# BSOD pfn_list_corrupt stop: 0x000000E etc.



## shlomih84 (Jun 2, 2006)

*BSOD pfn_list_corrupt stop: 0x0000004E etc.*

I've been playing BF2 and for the last month i had several BSOD crashes with the error message above in random times.
I read on threads over the web that it must be a problem with the RAM.
So i downloaded and ran last week memtest86 for about 5 hours and it didn't find any errors.
Today I tried the Memtest (HCI Design's program) and right after i ordered it to scan the OS crashed and showed the same BSOD error message.
What do you suggest me to do next?
oh by the way i have two chips of 512 mb each


----------



## Doby (Jan 17, 2006)

When you ran memtest did you test each stick individually? If not you should.

You could also try this http://oca.microsoft.com/en/windiag.asp#top I have never used it but here good things.

Post your full specs including the psu.
List your temps and voltages.

Do you have the latest video card drivers?


----------



## shlomih84 (Jun 2, 2006)

I havn't checked them individualy but i'm gonna do it tommorrow
I had the latest Nvidia driver but i installed an earlier version just to be sure it's not the new version that makes the problems. i guess it doesn't matter :\
Do you also know a good tool that that check the entire HD?


----------



## Doby (Jan 17, 2006)

Go to the hd manufactuers website they will have diagnoctic tools avalible for free download that check the drive


----------



## shlomih84 (Jun 2, 2006)

Which program can i use to log the hardware information
i have everest but i make it all scrumbled


----------



## shlomih84 (Jun 2, 2006)

Microsoft Windows XP Professional SP2
CPU Type AMD Athlon 64, 1800 MHz (9 x 200) 3000+ 
Motherboard Name Gigabyte GA-K8NF-9 / K8NF9 Ultra
System Memory 1024 MB (PC3200 DDR SDRAM) 
Video Adapter XFX GeForce 6600 GT (128 MB) driver version 84.21
Disk Drive WDC WD2000JD-00HBB0 (186 GB, IDE)

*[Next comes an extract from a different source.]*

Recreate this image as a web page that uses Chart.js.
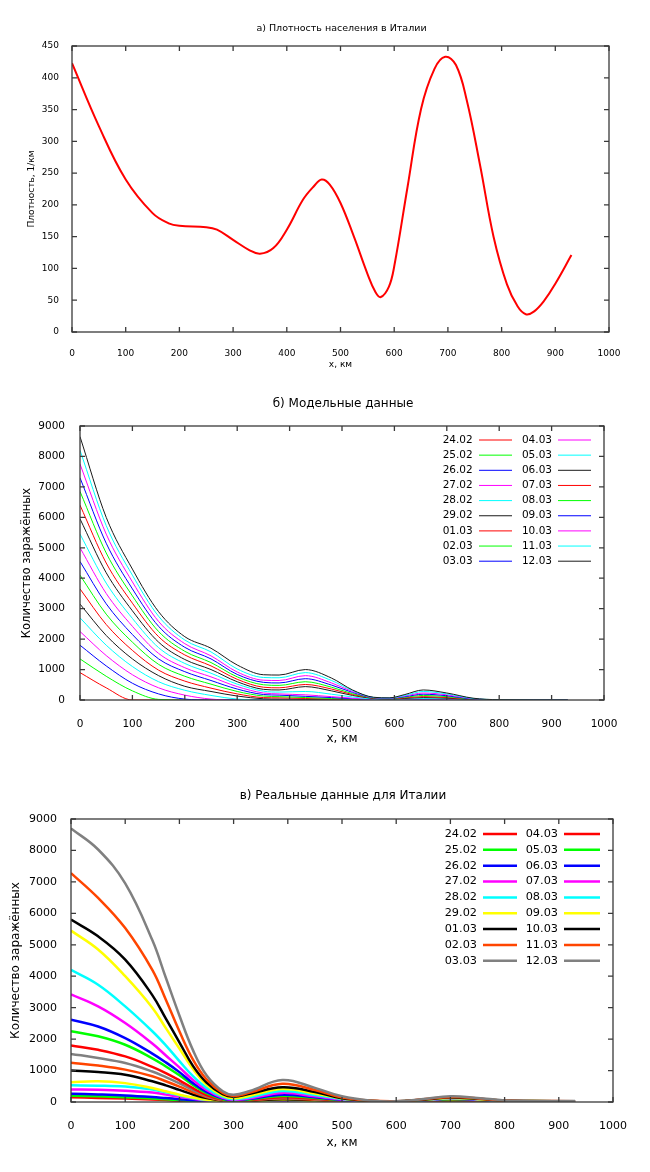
<!DOCTYPE html>
<html>
<head>
<meta charset="utf-8">
<script src="https://cdn.jsdelivr.net/npm/chart.js@4.4.1/dist/chart.umd.min.js"></script>
<style>
  body { margin: 0; background: #fff; }
  #wrap { position: relative; width: 650px; height: 1172px; }
  canvas { position: absolute; left: 0; }
</style>
</head>
<body>
<div id="wrap">
  <canvas id="chartA" width="650" height="380" style="top:0"></canvas>
  <canvas id="chartB" width="650" height="390" style="top:380px"></canvas>
  <canvas id="chartC" width="650" height="402" style="top:770px"></canvas>
</div>
<script>
// а) плотность населения
const densityX = [0, 50, 100, 150, 180, 200, 250, 270, 300, 330, 350, 375, 400, 430, 450, 465, 480, 500, 525, 550, 565, 575, 590, 600, 625, 650, 675, 695, 715, 735, 760, 785, 810, 830, 845, 860, 880, 900, 930];
const densityY = [423, 324, 240, 187, 171, 167, 165, 161, 145, 129, 123, 132, 161, 208, 229, 240, 232, 203, 150, 92, 63, 55, 71, 103, 229, 351, 414, 433, 420, 365, 262, 150, 75, 40, 28, 32, 50, 76, 121];

const dates = ['24.02', '25.02', '26.02', '27.02', '28.02', '29.02', '01.03', '02.03', '03.03',
               '04.03', '05.03', '06.03', '07.03', '08.03', '09.03', '10.03', '11.03', '12.03'];

// б) модельные данные, по одной строке на дату
const modelX = [0, 50, 100, 150, 200, 250, 300, 350, 380, 430, 480, 520, 560, 590, 620, 655, 700, 750, 800, 930];
const modelValues = [
  [900, 400, 0, 0, 0, 0, 0, 0, 0, 0, 0, 0, 0, 0, 0, 0, 0, 0, 0, 0],
  [1350, 780, 300, 20, 0, 0, 0, 0, 0, 0, 0, 0, 0, 0, 0, 0, 0, 0, 0, 0],
  [1800, 1120, 550, 200, 30, 0, 0, 0, 0, 0, 0, 0, 0, 0, 0, 0, 0, 0, 0, 0],
  [2250, 1460, 830, 400, 160, 30, 0, 0, 0, 0, 0, 0, 0, 0, 0, 0, 0, 0, 0, 0],
  [2700, 1800, 1100, 600, 320, 150, 30, 0, 0, 0, 0, 0, 0, 0, 0, 0, 0, 0, 0, 0],
  [3150, 2120, 1350, 800, 450, 280, 130, 40, 30, 20, 10, 0, 0, 0, 0, 0, 0, 0, 0, 0],
  [3650, 2480, 1630, 980, 620, 390, 200, 80, 70, 50, 30, 10, 0, 0, 0, 0, 0, 0, 0, 0],
  [4100, 2820, 1900, 1170, 780, 520, 280, 130, 110, 80, 50, 20, 10, 5, 5, 5, 5, 0, 0, 0],
  [4550, 3160, 2150, 1350, 930, 640, 360, 180, 160, 120, 80, 40, 15, 10, 10, 15, 10, 0, 0, 0],
  [5000, 3500, 2420, 1530, 1060, 760, 440, 230, 200, 170, 110, 60, 20, 15, 20, 30, 20, 5, 0, 0],
  [5450, 3840, 2680, 1720, 1200, 880, 520, 290, 260, 280, 190, 100, 30, 20, 30, 50, 40, 10, 0, 0],
  [5950, 4180, 2930, 1900, 1330, 1000, 600, 350, 330, 440, 300, 150, 50, 30, 50, 80, 60, 15, 0, 0],
  [6400, 4500, 3180, 2080, 1480, 1120, 680, 420, 400, 510, 360, 180, 60, 40, 70, 110, 80, 20, 0, 0],
  [6850, 4830, 3420, 2250, 1600, 1230, 760, 500, 480, 600, 420, 210, 70, 50, 90, 150, 110, 25, 5, 0],
  [7300, 5150, 3650, 2420, 1730, 1350, 840, 580, 560, 700, 490, 250, 75, 55, 110, 190, 140, 30, 5, 0],
  [7750, 5450, 3880, 2580, 1850, 1450, 920, 650, 640, 800, 560, 280, 80, 60, 130, 230, 170, 40, 5, 0],
  [8200, 5730, 4100, 2750, 1970, 1580, 1020, 740, 730, 900, 640, 310, 85, 65, 150, 280, 200, 50, 10, 0],
  [8650, 6000, 4300, 2900, 2080, 1700, 1150, 830, 820, 1000, 720, 330, 90, 70, 180, 330, 230, 60, 10, 0]
];

// в) реальные данные
const realX = [0, 50, 100, 150, 175, 200, 225, 250, 280, 300, 330, 390, 450, 500, 550, 600, 650, 700, 750, 800, 850, 930];
const realValues = [
  [150, 130, 110, 80, 60, 40, 25, 10, 5, 5, 10, 20, 15, 10, 5, 5, 10, 15, 10, 5, 5, 5],
  [200, 180, 150, 110, 85, 60, 38, 20, 8, 5, 12, 30, 20, 12, 5, 5, 12, 20, 15, 8, 5, 5],
  [260, 240, 210, 160, 125, 90, 55, 30, 10, 8, 15, 40, 30, 15, 8, 5, 15, 25, 20, 10, 8, 5],
  [400, 390, 360, 300, 235, 165, 100, 50, 15, 10, 20, 50, 35, 20, 10, 8, 20, 35, 25, 12, 10, 8],
  [530, 520, 490, 400, 310, 215, 130, 65, 20, 12, 25, 60, 40, 22, 12, 10, 25, 40, 30, 15, 12, 10],
  [630, 660, 600, 445, 340, 230, 140, 70, 25, 15, 30, 70, 45, 25, 12, 10, 25, 45, 35, 18, 12, 10],
  [1000, 955, 870, 660, 530, 385, 240, 125, 40, 25, 45, 90, 60, 30, 15, 10, 30, 55, 40, 20, 15, 12],
  [1250, 1160, 1030, 820, 660, 490, 310, 160, 50, 30, 55, 110, 75, 35, 15, 12, 35, 60, 45, 22, 16, 14],
  [1530, 1400, 1240, 970, 790, 590, 380, 190, 60, 35, 60, 130, 90, 40, 18, 12, 40, 70, 50, 25, 18, 15],
  [1800, 1660, 1450, 1120, 920, 690, 440, 220, 70, 40, 65, 150, 100, 45, 20, 14, 45, 80, 55, 28, 20, 16],
  [2250, 2090, 1820, 1390, 1130, 850, 540, 280, 90, 50, 80, 190, 125, 55, 22, 15, 50, 90, 65, 30, 22, 18],
  [2620, 2400, 2030, 1540, 1260, 950, 600, 320, 110, 60, 100, 230, 150, 65, 25, 15, 55, 100, 70, 35, 25, 20],
  [3420, 3040, 2510, 1860, 1480, 1100, 700, 380, 130, 70, 120, 290, 180, 80, 28, 16, 60, 110, 80, 38, 27, 20],
  [4200, 3730, 3040, 2250, 1800, 1300, 820, 450, 160, 90, 150, 350, 220, 95, 32, 18, 65, 120, 85, 40, 28, 22],
  [5450, 4850, 4000, 3000, 2350, 1700, 1050, 550, 200, 120, 200, 410, 270, 110, 36, 20, 70, 130, 90, 42, 30, 24],
  [5800, 5270, 4530, 3400, 2650, 1900, 1150, 620, 250, 170, 260, 470, 320, 120, 40, 20, 75, 140, 100, 45, 32, 25],
  [7280, 6490, 5530, 4200, 3250, 2250, 1350, 720, 290, 190, 300, 580, 380, 140, 45, 22, 85, 155, 115, 48, 34, 26],
  [8700, 8030, 6950, 5150, 3950, 2750, 1650, 850, 340, 230, 350, 700, 450, 180, 50, 22, 95, 180, 130, 50, 35, 28]
];

const modelColors = ['#ff0000', '#00ff00', '#0000ff', '#ff00ff', '#00ffff', '#1a1a1a'];
const realColors = ['#ff0000', '#00ff00', '#0000ff', '#ff00ff', '#00ffff', '#ffff00', '#000000', '#ff4500', '#808080'];

Chart.defaults.font.family = '"DejaVu Sans", sans-serif';
Chart.defaults.color = '#000';

const toPoints = (xs, ys) => xs.map((x, i) => ({ x: x, y: ys[i] }));

// рамка с засечками внутрь, как в gnuplot
const frame = {
  id: 'frame',
  afterDatasetsDraw(chart) {
    const { ctx, chartArea: a, scales } = chart;
    const len = 5;
    ctx.save();
    ctx.strokeStyle = '#3a3a3a';
    ctx.lineWidth = 1.3;
    ctx.beginPath();
    scales.x.ticks.forEach(t => {
      const px = scales.x.getPixelForValue(t.value);
      ctx.moveTo(px, a.bottom); ctx.lineTo(px, a.bottom - len);
      ctx.moveTo(px, a.top); ctx.lineTo(px, a.top + len);
    });
    scales.y.ticks.forEach(t => {
      const py = scales.y.getPixelForValue(t.value);
      ctx.moveTo(a.left, py); ctx.lineTo(a.left + len, py);
      ctx.moveTo(a.right, py); ctx.lineTo(a.right - len, py);
    });
    ctx.stroke();
    ctx.strokeRect(a.left, a.top, a.right - a.left, a.bottom - a.top);
    ctx.restore();
  }
};

// заголовок по центру области графика
const plotTitle = {
  id: 'plotTitle',
  afterDraw(chart, args, opts) {
    const { ctx, chartArea: a } = chart;
    ctx.save();
    ctx.font = opts.size + 'px "DejaVu Sans"';
    ctx.fillStyle = '#000';
    ctx.textAlign = 'center';
    ctx.textBaseline = 'middle';
    ctx.fillText(opts.text, (a.left + a.right) / 2 + 1, opts.y);
    ctx.restore();
  }
};

// легенда в две колонки: подпись, затем образец линии
const gnuKey = {
  id: 'gnuKey',
  afterDatasetsDraw(chart, args, opts) {
    const { ctx, chartArea: a } = chart;
    ctx.save();
    ctx.font = opts.size + 'px "DejaVu Sans"';
    ctx.fillStyle = '#000';
    ctx.textAlign = 'right';
    ctx.textBaseline = 'middle';
    chart.data.datasets.forEach((ds, i) => {
      const col = opts.cols[Math.floor(i / opts.rows)];
      const y = a.top + opts.first + (i % opts.rows) * opts.step;
      ctx.fillText(ds.label, a.right + col.text, y);
      ctx.strokeStyle = ds.borderColor;
      ctx.lineWidth = ds.borderWidth;
      ctx.beginPath();
      ctx.moveTo(a.right + col.from, y);
      ctx.lineTo(a.right + col.to, y);
      ctx.stroke();
    });
    ctx.restore();
  }
};

const makeOptions = (p) => ({
  responsive: false,
  animation: false,
  layout: { padding: { top: p.padTop, right: p.padRight, bottom: 0, left: 0 } },
  plugins: {
    legend: { display: false },
    tooltip: { enabled: false },
    title: { display: false },
    plotTitle: { text: p.title, size: p.titleSize, y: p.titleY },
    gnuKey: p.key
  },
  elements: { point: { radius: 0 } },
  scales: {
    x: {
      type: 'linear', min: 0, max: 1000,
      ticks: { stepSize: 100, autoSkip: false, maxRotation: 0, padding: p.xTickPad,
               font: { size: p.tickSize }, callback: v => String(v) },
      grid: { display: false },
      border: { display: false },
      title: { display: true, text: 'x, км', font: { size: p.xLabelSize },
               padding: { top: 0, bottom: p.xTitlePad } },
      afterFit: s => { s.height = p.xHeight; }
    },
    y: {
      type: 'linear', min: 0, max: p.yMax,
      ticks: { stepSize: p.yStep, padding: p.yTickPad, font: { size: p.tickSize },
               callback: v => String(v) },
      grid: { display: false },
      border: { display: false },
      title: { display: true, text: p.yTitle, font: { size: p.yLabelSize },
               padding: { top: p.yTitlePad, bottom: 0 } },
      afterFit: s => { s.width = p.yWidth; }
    }
  }
});

const seriesSets = (xs, rows, colors, width, smooth) => rows.map((row, i) => ({
  label: dates[i],
  data: toPoints(xs, row),
  borderColor: colors[i % colors.length],
  borderWidth: width,
  fill: false,
  cubicInterpolationMode: smooth,
  tension: 0.4,
  order: rows.length - i
}));

new Chart(document.getElementById('chartA'), {
  type: 'line',
  data: {
    datasets: [{
      label: 'density',
      data: toPoints(densityX, densityY),
      borderColor: '#ff0000',
      borderWidth: 2,
      fill: false,
      tension: 0.4
    }]
  },
  options: makeOptions({
    title: 'а) Плотность населения в Италии', titleSize: 9.5, titleY: 28.5,
    padTop: 46, padRight: 41, xHeight: 48, yWidth: 72,
    tickSize: 9, xTickPad: 8, yTickPad: 5,
    xLabelSize: 9, xTitlePad: 9.6, yLabelSize: 9, yTitlePad: 26.6,
    yTitle: 'Плотность, 1/км', yMax: 450, yStep: 50
  }),
  plugins: [frame, plotTitle]
});

new Chart(document.getElementById('chartB'), {
  type: 'line',
  data: { datasets: seriesSets(modelX, modelValues, modelColors, 1, 'monotone') },
  options: makeOptions({
    title: 'б) Модельные данные', titleSize: 12, titleY: 24,
    padTop: 46, padRight: 46, xHeight: 70, yWidth: 80,
    tickSize: 10.5, xTickPad: 9.7, yTickPad: 7,
    xLabelSize: 12, xTitlePad: 23.8, yLabelSize: 11.5, yTitlePad: 20.1,
    yTitle: 'Количество заражённых', yMax: 9000, yStep: 1000,
    key: { size: 10.5, rows: 9, first: 14, step: 15.15,
           cols: [{ text: -131.3, from: -125, to: -92 }, { text: -52, from: -46, to: -13 }] }
  }),
  plugins: [frame, plotTitle, gnuKey]
});

new Chart(document.getElementById('chartC'), {
  type: 'line',
  data: { datasets: seriesSets(realX, realValues, realColors, 2.5, 'default') },
  options: makeOptions({
    title: 'в) Реальные данные для Италии', titleSize: 12, titleY: 26,
    padTop: 49, padRight: 37, xHeight: 70, yWidth: 71,
    tickSize: 11, xTickPad: 9.4, yTickPad: 6,
    xLabelSize: 12, xTitlePad: 22, yLabelSize: 12, yTitlePad: 8.2,
    yTitle: 'Количество заражённых', yMax: 9000, yStep: 1000,
    key: { size: 11.3, rows: 9, first: 15, step: 15.85,
           cols: [{ text: -136, from: -130, to: -96 }, { text: -55, from: -49, to: -13 }] }
  }),
  plugins: [frame, plotTitle, gnuKey]
});
</script>
</body>
</html>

Well I scanned today the memory chips individually and each one had no problems. Then I installed them both back and scanned and it showed problems, about 520 errors after 100% scan with memtest pro
what should I do now? :\


----------



## dai (Jul 2, 2004)

http://msdn.microsoft.com/library/default.asp?url=/library/en-us/w2kmsgs/439.asp
when you run memtest do one stick at a time when you do more than one it always reports errors


----------



## shlomih84 (Jun 2, 2006)

well i did one at a time
and had no problem
with both of them the OS even crushed with the same bsod error message


----------



## dai (Jul 2, 2004)

what are your psu details
have you tried
last known good configuration


----------



## shlomih84 (Jun 2, 2006)

300W
Last known configuration won't help because i've reinstalled WINXP several times the last few weeks.
well the problems started after i formatted my HD about a month ago and i installed XP with SP2 integrated CD.
Before that i used to install with the old cd that was out before SP1
Today i'm gonna backup drive C Image and reinstall windows with the old CD
I hope it would help...
and about the system drivers i have all the system drivers i need that i've downloaded from giga-byte.com so i don't think it's a problem with a driver :\


----------



## dai (Jul 2, 2004)

put your system into this and add 30% to the result
http://www.extreme.outervision.com/psucalculator.jsp
http://www.techsupportforum.com/showthread.php?t=107466


----------



## shlomih84 (Jun 2, 2006)

Ok thanks for the help 
I reinstalled XP with the old cd and in the last few days i've played BF2 and there hasn't been any BSOD and the game even crashed to desktop only once
i guess the problem was the CD's version


----------



## Animosity (Jul 4, 2004)

300W Power supply looks way too low for that system. You need an upgrade.


----------